When thinking about progress in living standards it is also important to keep in mind the ways life has improved for most Americans that are not reflected in income or jobs data . For example, American life expectancy has gone up 5 years since 1979. Homes are far bigger (median new home size has risen from 1600 to 2600 square feet since 1979) and more well-appointed; food and clothing are cheaper and take up a smaller proportion of family budgets; cars are safer and get better gas mileage; access to travel and leisure, including foreign travel, has gone up; and device-enabled connection to the internet has brought the typical American into contact with a universe of information and entertainment that was literally unthinkable 30 or 40 years ago.

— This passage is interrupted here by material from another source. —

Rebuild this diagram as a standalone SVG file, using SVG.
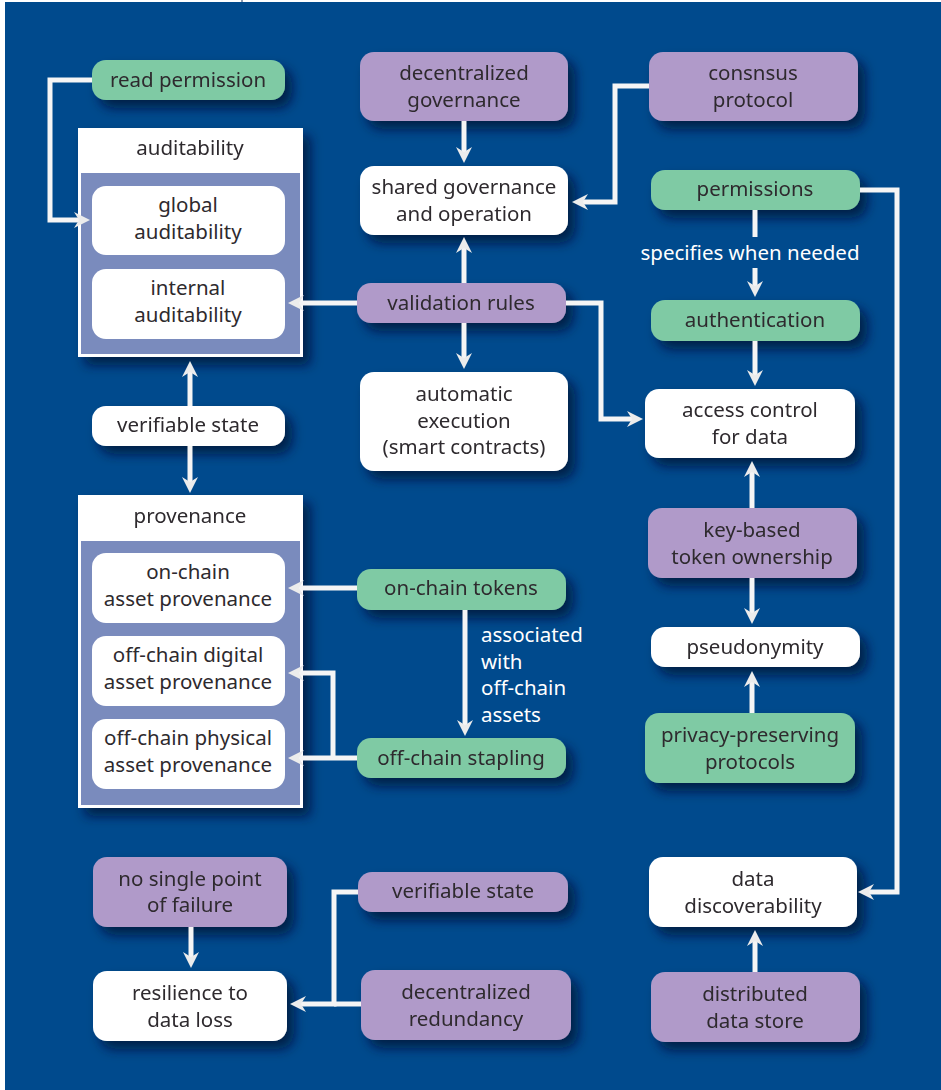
<svg xmlns="http://www.w3.org/2000/svg" width="941" height="1090" viewBox="0 0 941 1090">
<defs>
<filter id="sh" x="-20%" y="-30%" width="150%" height="180%">
<feDropShadow dx="7" dy="8" stdDeviation="6" flood-color="#001530" flood-opacity="0.75"/>
</filter>
<marker id="ah" viewBox="0 0 16 16" markerWidth="16" markerHeight="16" markerUnits="userSpaceOnUse" refX="10" refY="8" orient="auto">
<path d="M0,0 L16,8 L0,16 L5,8 Z" fill="#ececec"/>
</marker>
<style>
.n{filter:url(#sh)}
.w{fill:#ffffff}
.p{fill:#b09ac9}
.g{fill:#7fcaa4}
.t{font-family:"Noto Sans","Open Sans",sans-serif;font-size:20.5px;fill:#2e2a2e;text-anchor:middle}
.l{font-family:"Noto Sans","Open Sans",sans-serif;font-size:20.5px;fill:#ffffff}
.c{fill:none;stroke:#f5f5f5;stroke-width:5}
.a{marker-end:url(#ah)}
</style>
</defs>
<rect x="5" y="2" width="936" height="1088" fill="#004a8d"/>
<rect x="241" y="0" width="2" height="2" fill="#8c9ab0"/>

<g id="read-permission" class="n"><rect class="g" x="92" y="60" width="193" height="40" rx="14"/><text class="t" x="188" y="87">read permission</text></g>

<g id="auditability" class="n">
<rect x="78" y="128" width="225" height="229" fill="#ffffff"/>
<rect x="81" y="173" width="219" height="181" fill="#7a8bbd"/>
<text class="t" x="190" y="155">auditability</text>
</g>
<g id="global-auditability"><rect class="w" x="92" y="186" width="193" height="69" rx="14"/><text class="t" x="188" y="212">global</text><text class="t" x="188" y="239">auditability</text></g>
<g id="internal-auditability"><rect class="w" x="92" y="269" width="193" height="70" rx="14"/><text class="t" x="188" y="295">internal</text><text class="t" x="188" y="322">auditability</text></g>

<g id="decentralized-governance" class="n"><rect class="p" x="360" y="52" width="208" height="69" rx="14"/><text class="t" x="464" y="80">decentralized</text><text class="t" x="464" y="107">governance</text></g>
<g id="shared-governance" class="n"><rect class="w" x="360" y="166" width="208" height="69" rx="14"/><text class="t" x="464" y="194">shared governance</text><text class="t" x="464" y="221">and operation</text></g>
<g id="validation-rules" class="n"><rect class="p" x="357" y="283" width="209" height="40" rx="14"/><text class="t" x="461" y="310">validation rules</text></g>
<g id="automatic-execution" class="n"><rect class="w" x="360" y="372" width="208" height="99" rx="14"/><text class="t" x="464" y="401">automatic</text><text class="t" x="464" y="428">execution</text><text class="t" x="464" y="454">(smart contracts)</text></g>

<g id="consensus-protocol" class="n"><rect class="p" x="649" y="52" width="209" height="69" rx="14"/><text class="t" x="753" y="80">consnsus</text><text class="t" x="753" y="107">protocol</text></g>
<g id="permissions" class="n"><rect class="g" x="651" y="170" width="209" height="40" rx="14"/><text class="t" x="755" y="196">permissions</text></g>
<g id="authentication" class="n"><rect class="g" x="651" y="300" width="209" height="41" rx="14"/><text class="t" x="755" y="327">authentication</text></g>
<g id="access-control" class="n"><rect class="w" x="645" y="389" width="210" height="69" rx="14"/><text class="t" x="750" y="417">access control</text><text class="t" x="750" y="444">for data</text></g>
<g id="key-based-token-ownership" class="n"><rect class="p" x="648" y="508" width="209" height="70" rx="14"/><text class="t" x="752" y="537">key-based</text><text class="t" x="752" y="564">token ownership</text></g>
<g id="pseudonymity" class="n"><rect class="w" x="651" y="627" width="209" height="40" rx="14"/><text class="t" x="755" y="654">pseudonymity</text></g>
<g id="privacy-preserving-protocols" class="n"><rect class="g" x="645" y="713" width="210" height="70" rx="14"/><text class="t" x="750" y="742">privacy-preserving</text><text class="t" x="750" y="769">protocols</text></g>

<g id="verifiable-state-1" class="n"><rect class="w" x="92" y="406" width="193" height="40" rx="14"/><text class="t" x="188" y="432">verifiable state</text></g>

<g id="provenance" class="n">
<rect x="78" y="495" width="225" height="313" fill="#ffffff"/>
<rect x="81" y="541" width="219" height="264" fill="#7a8bbd"/>
<text class="t" x="190" y="523">provenance</text>
</g>
<g id="on-chain-asset-provenance"><rect class="w" x="92" y="553" width="193" height="70" rx="14"/><text class="t" x="188" y="579">on-chain</text><text class="t" x="188" y="606">asset provenance</text></g>
<g id="off-chain-digital-asset-provenance"><rect class="w" x="92" y="636" width="193" height="70" rx="14"/><text class="t" x="188" y="662">off-chain digital</text><text class="t" x="188" y="689">asset provenance</text></g>
<g id="off-chain-physical-asset-provenance"><rect class="w" x="92" y="719" width="193" height="70" rx="14"/><text class="t" x="188" y="745">off-chain physical</text><text class="t" x="188" y="772">asset provenance</text></g>

<g id="on-chain-tokens" class="n"><rect class="g" x="357" y="569" width="209" height="41" rx="14"/><text class="t" x="461" y="595">on-chain tokens</text></g>
<g id="off-chain-stapling" class="n"><rect class="g" x="357" y="738" width="209" height="40" rx="14"/><text class="t" x="461" y="765">off-chain stapling</text></g>

<g id="no-single-point-of-failure" class="n"><rect class="p" x="93" y="857" width="194" height="70" rx="14"/><text class="t" x="190" y="886">no single point</text><text class="t" x="190" y="912">of failure</text></g>
<g id="resilience-to-data-loss" class="n"><rect class="w" x="93" y="971" width="194" height="70" rx="14"/><text class="t" x="190" y="1000">resilience to</text><text class="t" x="190" y="1027">data loss</text></g>
<g id="verifiable-state-2" class="n"><rect class="p" x="358" y="872" width="210" height="40" rx="14"/><text class="t" x="463" y="898">verifiable state</text></g>
<g id="decentralized-redundancy" class="n"><rect class="p" x="361" y="970" width="210" height="70" rx="14"/><text class="t" x="466" y="999">decentralized</text><text class="t" x="466" y="1026">redundancy</text></g>
<g id="data-discoverability" class="n"><rect class="w" x="649" y="857" width="208" height="70" rx="14"/><text class="t" x="753" y="886">data</text><text class="t" x="753" y="913">discoverability</text></g>
<g id="distributed-data-store" class="n"><rect class="p" x="651" y="972" width="209" height="70" rx="14"/><text class="t" x="755" y="1001">distributed</text><text class="t" x="755" y="1028">data store</text></g>

<g id="connectors">
<path class="c a" d="M92,80 H50 V220 H84"/>
<path class="c a" d="M464,121 V157"/>
<path class="c a" d="M649,86 H615 V202 H578"/>
<path class="c a" d="M464,283 V243"/>
<path class="c a" d="M357,303 H294"/>
<path class="c a" d="M464,323 V363"/>
<path class="c a" d="M566,303 H601 V419 H637"/>
<path class="c" d="M755,210 V237"/>
<path class="c a" d="M755,268 V291"/>
<path class="c a" d="M860,190 H897 V892 H864"/>
<path class="c a" d="M755,341 V380"/>
<path class="c a" d="M752,508 V467"/>
<path class="c a" d="M752,578 V618"/>
<path class="c a" d="M752,713 V677"/>
<path class="c a" d="M190,406 V367"/>
<path class="c a" d="M190,446 V487"/>
<path class="c a" d="M357,588 H294"/>
<path class="c a" d="M465,610 V730"/>
<path class="c a" d="M357,758 H294"/>
<path class="c a" d="M333,758 V673 H294"/>
<path class="c a" d="M191,927 V962"/>
<path class="c a" d="M358,892 H334 V1004 H296"/>
<path class="c" d="M361,1004 H334"/>
<path class="c a" d="M755,972 V936"/>
<text class="l" x="750" y="260" text-anchor="middle">specifies when needed</text>
<text class="l" x="481" y="642">associated</text>
<text class="l" x="481" y="669">with</text>
<text class="l" x="481" y="695">off-chain</text>
<text class="l" x="481" y="722">assets</text>
</g>
</svg>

That’s progress. Now what we need is more of it–and faster please.

3 comments on “Teixeira: Class Mobility Considerations for Political Messaging and Policy Advocacy

  1. Victor on

    What about childcare/preschool and higher education costs?

    And, yeah, the internet is great, but now you have to pay phone, cable, wifi and smart phones for every member of the household.

    Reply
  2. Victor on

    Homes may be bigger but they are also a lot more expensive. Has commuting time gone up (along with the rise in gasoline prices)? What about the fact that with people moving to cities they are renting and therefore not saving wealth?

    It seems weird to argue that employer health benefits are now more important. Out of pocket expenses seem to have risen.

    And employers no longer provide robust retirement insurance, so your income must go also into saving.